4. Alignment with Authoritarian and Fascist Behavior

For scholars of political science, the rhetoric of ‘Operation Absolute Resolve’ mirrors several hallmarks of authoritarianism:

  • Action over Deliberation: Secretary Hegseth’s praise for a president who is ‘not a game player’ and who ‘actions it’ celebrates the bypass of democratic debate (Trump, 2026). This ‘cult of action’ is a primary feature of fascist political theory.
  • Corporatism: The plan to have the U.S. government and private oil giants run a foreign state under military protection mirrors the corporatist pillar of 20th-century autocracies, where state power and corporate interests become indistinguishable (Reed, 2026).
  • Erosion of Judicial Independence: Pardoning an ideological ally (JOH) while extracting an enemy (Maduro) using the same legal charges demonstrates that the law is being used as a weapon for political dominance rather than a universal standard (Yousif, 2025).

Final Thoughts

Today, the administration didn’t just capture a dictator. It captured a country. In doing so, it has traded rules-based international order for a ‘might-makes-right’ doctrine.
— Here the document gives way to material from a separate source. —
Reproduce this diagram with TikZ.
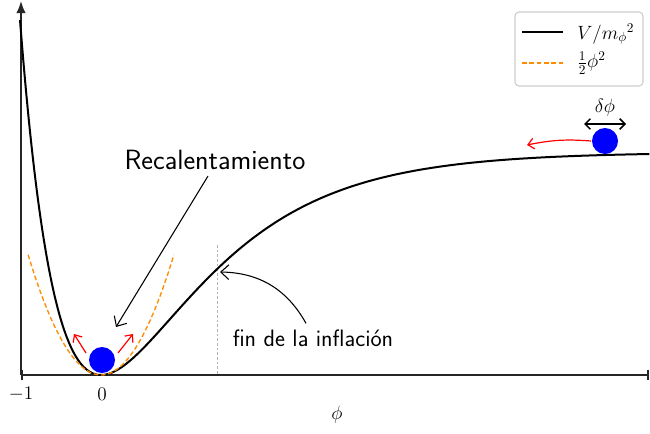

As we watch Maduro head to a New York courtroom, we must ask ourselves – if the President can ignore Congress to attack and ‘run’ Venezuela today, what is to stop the use of similar emergency powers at home tomorrow?
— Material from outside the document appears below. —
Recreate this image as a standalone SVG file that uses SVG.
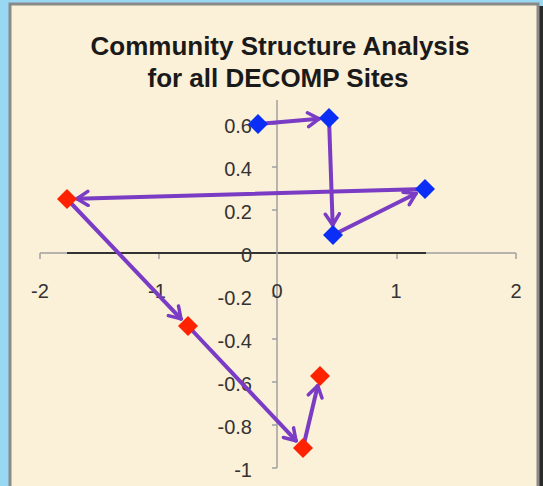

The ‘Donroe Doctrine’ has arrived, and the price of oil might be the very democracy we claim to protect.


References

  • Buschschlüter, V. (2026). Why has Trump attacked Venezuela and taken Maduro? BBC News.
  • Kahloon, I. (2026). Making Sense of the Venezuela Attack. The Atlantic.
  • Reed, S. (2026). The Venezuelan Oil Industry Trump Is Planning to Revive. The New York Times.
  • Reuters. (2026, Jan 3). Trump says Venezuela’s Maduro captured after strikes.
  • Reuters. (2026, Jan 3). Venezuelan oil industry: world’s largest reserves, decaying infrastructure.
  • Trump, D. J. (2026, Jan 3). Transcript of President Donald J. Trump’s Speech on Operation Absolute Resolve. Mar-a-Lago Press Conference.
  • Yousif, N. (2025, Dec 2). What was Honduras ex-president convicted of and why has Trump pardoned him? BBC News/Reuters.